Lastly, there are accusations and counter- accusations between the NATO and Russia. Western critics and political leaders allege that Russian warplanes routinely probe the NATO air defences with incursions into the NATO airspace over the Baltics and have buzzed the NATO ships in the Black Sea. Countering this, Moscow calls the NATO’s planned deployment of additional multinational forces to Estonia, Latvia, Lithuania, and Poland a “dangerous build-up” close to its borders and that will create new military divisions in response. In view of this there is little chance that the NATO-Russia Council will ever return to its original role as a partnership because the two sides no longer seem to agree on the original post-Cold War architecture it was founded upon in 2002.

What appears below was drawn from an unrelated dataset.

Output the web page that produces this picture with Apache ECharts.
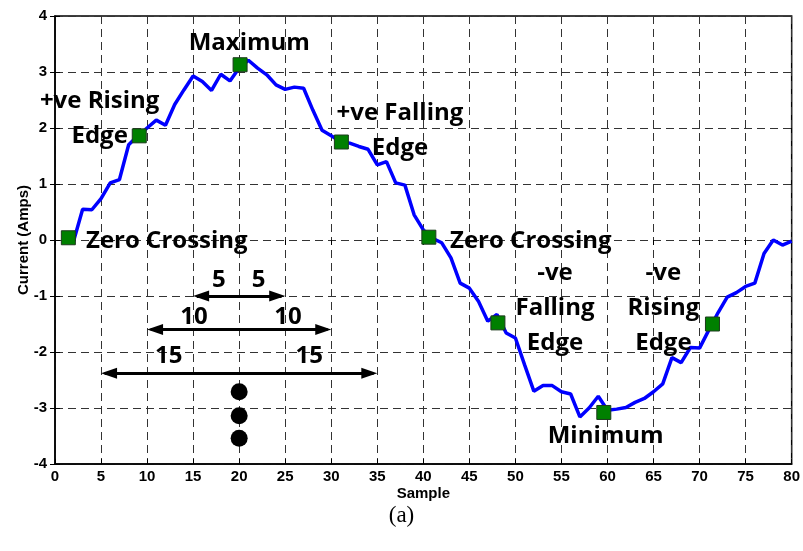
<!DOCTYPE html>
<html>
<head>
<meta charset="utf-8">
<script src="https://cdn.jsdelivr.net/npm/echarts@6/dist/echarts.min.js"></script>
<style>
  html, body { margin: 0; padding: 0; background: #fff; }
  #chart { width: 803px; height: 551px; }
</style>
</head>
<body>
<div id="chart"></div>
<script>
// Current waveform over 80 samples
const samples = [];
for (let i = 1; i <= 80; i++) samples.push(i);
const current = [
  0.00, -0.03, 0.55, 0.54, 0.74, 1.02, 1.08, 1.70, 1.86, 2.00,
  2.14, 2.05, 2.42, 2.68, 2.93, 2.83, 2.67, 2.96, 2.84, 3.07,
  3.21, 3.07, 2.95, 2.77, 2.69, 2.73, 2.71, 2.32, 1.96, 1.86,
  1.76, 1.73, 1.67, 1.62, 1.34, 1.40, 1.02, 0.98, 0.45, 0.18,
  0.03, -0.05, -0.32, -0.77, -0.86, -1.10, -1.45, -1.33, -1.66, -1.75,
  -2.23, -2.70, -2.60, -2.60, -2.71, -2.75, -3.16, -3.00, -2.79, -3.04,
  -3.02, -2.99, -2.90, -2.83, -2.71, -2.57, -2.10, -2.19, -1.92, -1.93,
  -1.61, -1.30, -1.02, -0.94, -0.83, -0.77, -0.24, 0.00, -0.09, -0.02
];

// Feature points on the waveform
const featureX = [1.45, 9.15, 20.1, 31.1, 40.6, 48.1, 59.6, 71.4];
const featureY = [0.04, 1.86, 3.13, 1.75, 0.05, -1.48, -3.08, -1.50];

// Feature captions (text, anchor x, anchor y, anchoring)
const captionText = ['Maximum', '+ve Rising\nEdge', '+ve Falling\nEdge', '-ve\nFalling\nEdge', '-ve\nRising\nEdge', 'Minimum', 'Zero Crossing', 'Zero Crossing'];
const captionX = [21.1, 4.85, 37.46, 54.3, 66.07, 59.8, 3.37, 42.9];
const captionY = [3.52, 2.17, 1.96, -1.21, -1.21, -3.51, -0.02, -0.02];
const captionAnchor = ['center', 'center', 'center', 'center', 'center', 'center', 'left', 'left'];

// Window spans around sample 20
const spanStart = [15, 10, 5];
const spanEnd = [25, 30, 35];
const spanLevel = [-1.0, -1.6, -2.38];
const spanText = ['5', '5', '10', '10', '15', '15'];
const spanTextX = [17.8, 22.1, 15.1, 25.3, 12.35, 27.6];
const spanTextY = [-0.71, -0.71, -1.37, -1.37, -2.08, -2.08];

// Continuation dots
const dotX = [20, 20, 20];
const dotY = [-2.71, -3.14, -3.54];

const xTicks = { min: 0, max: 80, interval: 5 };
const yTicks = { min: -4, max: 4, interval: 1 };

const annoFont = { fontFamily: 'Open Sans', fontWeight: 'bold', fontSize: 24, color: '#000', opacity: 1 };
const tickFont = { fontFamily: 'Liberation Sans', fontWeight: 'bold', fontSize: 15, color: '#000' };
const nameFont = { fontFamily: 'Liberation Sans', fontWeight: 'bold', fontSize: 15, color: '#000' };
const gridLine = { show: true, lineStyle: { color: '#333', width: 1, type: [8, 5] } };
const innerTick = { show: true, inside: true, length: 5, lineStyle: { color: '#000' } };

// Arrowhead: triangle of 16px length, its tip placed on the span end
const headSize = [11, 16];
const headShift = 8;

const chart = echarts.init(document.getElementById('chart'), null, { renderer: 'canvas' });

const captionData = captionText.map((t, i) => ({
  value: [captionX[i], captionY[i]],
  label: {
    formatter: t,
    position: captionAnchor[i] === 'left' ? 'right' : 'inside',
    distance: 0,
    align: captionAnchor[i] === 'left' ? 'left' : 'center'
  }
}));

const spanTextData = spanText.map((t, i) => ({
  value: [spanTextX[i], spanTextY[i]],
  label: { formatter: t }
}));

chart.setOption({
  animation: false,
  backgroundColor: '#fff',
  title: {
    text: '(a)',
    left: 'center',
    top: 499,
    textStyle: { fontFamily: 'Liberation Serif', fontWeight: 'normal', fontSize: 23, color: '#000' }
  },
  grid: { left: 55, right: 11, top: 16, bottom: 87, show: true, borderColor: '#000', borderWidth: 1.5, backgroundColor: 'transparent' },
  xAxis: [{
    type: 'value', min: xTicks.min, max: xTicks.max, interval: xTicks.interval,
    name: 'Sample', nameLocation: 'middle', nameGap: 22, nameMoveOverlap: false, nameTextStyle: nameFont,
    axisLine: { show: true, onZero: false, lineStyle: { color: '#000', width: 1.5 } },
    axisTick: innerTick,
    axisLabel: Object.assign({ margin: 5 }, tickFont),
    splitLine: gridLine
  }, {
    type: 'value', position: 'top', min: xTicks.min, max: xTicks.max, interval: xTicks.interval,
    axisLine: { show: false }, axisLabel: { show: false },
    axisTick: innerTick, splitLine: { show: false }
  }],
  yAxis: [{
    type: 'value', min: yTicks.min, max: yTicks.max, interval: yTicks.interval,
    name: 'Current (Amps)', nameLocation: 'middle', nameGap: 24, nameMoveOverlap: false, nameTextStyle: nameFont,
    axisLine: { show: true, onZero: false, lineStyle: { color: '#000', width: 1.5 } },
    axisTick: innerTick,
    axisLabel: Object.assign({ margin: 8 }, tickFont),
    splitLine: gridLine
  }, {
    type: 'value', position: 'right', min: yTicks.min, max: yTicks.max, interval: yTicks.interval,
    axisLine: { show: false }, axisLabel: { show: false },
    axisTick: innerTick, splitLine: { show: false }
  }],
  series: [
    {
      type: 'line',
      data: samples.map((s, i) => [s, current[i]]),
      showSymbol: false,
      lineStyle: { color: '#0000ff', width: 3.5 },
      z: 3
    },
    {
      type: 'scatter',
      data: featureX.map((x, i) => [x, featureY[i]]),
      symbol: 'rect',
      symbolSize: 14,
      itemStyle: { color: '#008000', borderColor: '#1c3a1c', borderWidth: 1, opacity: 1 },
      z: 4
    },
    {
      // span shafts, stopping short of the tips so the heads stay pointed
      type: 'lines',
      coordinateSystem: 'cartesian2d',
      data: spanStart.map((s, i) => ({ coords: [[s + 0.4, spanLevel[i]], [spanEnd[i] - 0.4, spanLevel[i]]] })),
      symbol: 'none',
      lineStyle: { color: '#000', width: 3, opacity: 1 },
      z: 4
    },
    {
      // left arrowheads
      type: 'scatter',
      data: spanStart.map((s, i) => [s, spanLevel[i]]),
      symbol: 'triangle',
      symbolSize: headSize,
      symbolRotate: 90,
      symbolOffset: [headShift, 0],
      itemStyle: { color: '#000', opacity: 1 },
      z: 4
    },
    {
      // right arrowheads
      type: 'scatter',
      data: spanEnd.map((s, i) => [s, spanLevel[i]]),
      symbol: 'triangle',
      symbolSize: headSize,
      symbolRotate: -90,
      symbolOffset: [-headShift, 0],
      itemStyle: { color: '#000', opacity: 1 },
      z: 4
    },
    {
      type: 'scatter',
      data: dotX.map((x, i) => [x, dotY[i]]),
      symbol: 'circle',
      symbolSize: 17,
      itemStyle: { color: '#000', opacity: 1 },
      z: 4
    },
    {
      type: 'scatter',
      data: spanTextData,
      symbolSize: 0,
      itemStyle: { opacity: 1 },
      label: Object.assign({ show: true, position: 'inside' }, annoFont),
      z: 5
    },
    {
      type: 'scatter',
      data: captionData,
      symbolSize: 0,
      itemStyle: { opacity: 1 },
      label: Object.assign({ show: true, lineHeight: 35 }, annoFont),
      z: 5
    }
  ]
});
</script>
</body>
</html>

In lieu of conclusion it may be stated that the contention of the West to deploy military installation and provide security to Poland and the Baltic states against the alleged perception of Russia’s threat is a figment of its imagination.
In the ultimate analysis the main objective is that the NATO wants Russia to pay a heavy price for its involvement in Ukraine and annexation of Crimea, even as Russia is unlikely to give up Crimea. The West may succeed in further aggravating economic crisis that Russia has been experiencing due to economic sanctions imposed on it since 2014. Moreover, deployment of forces in the region by the NATO on one side and by Russia on the other will only increase conflict in the region.
Dr R.G. Gidadhubli is a Professor and former Director, Centre for Central Eurasian Studies, University of Mumbai, Mumbai.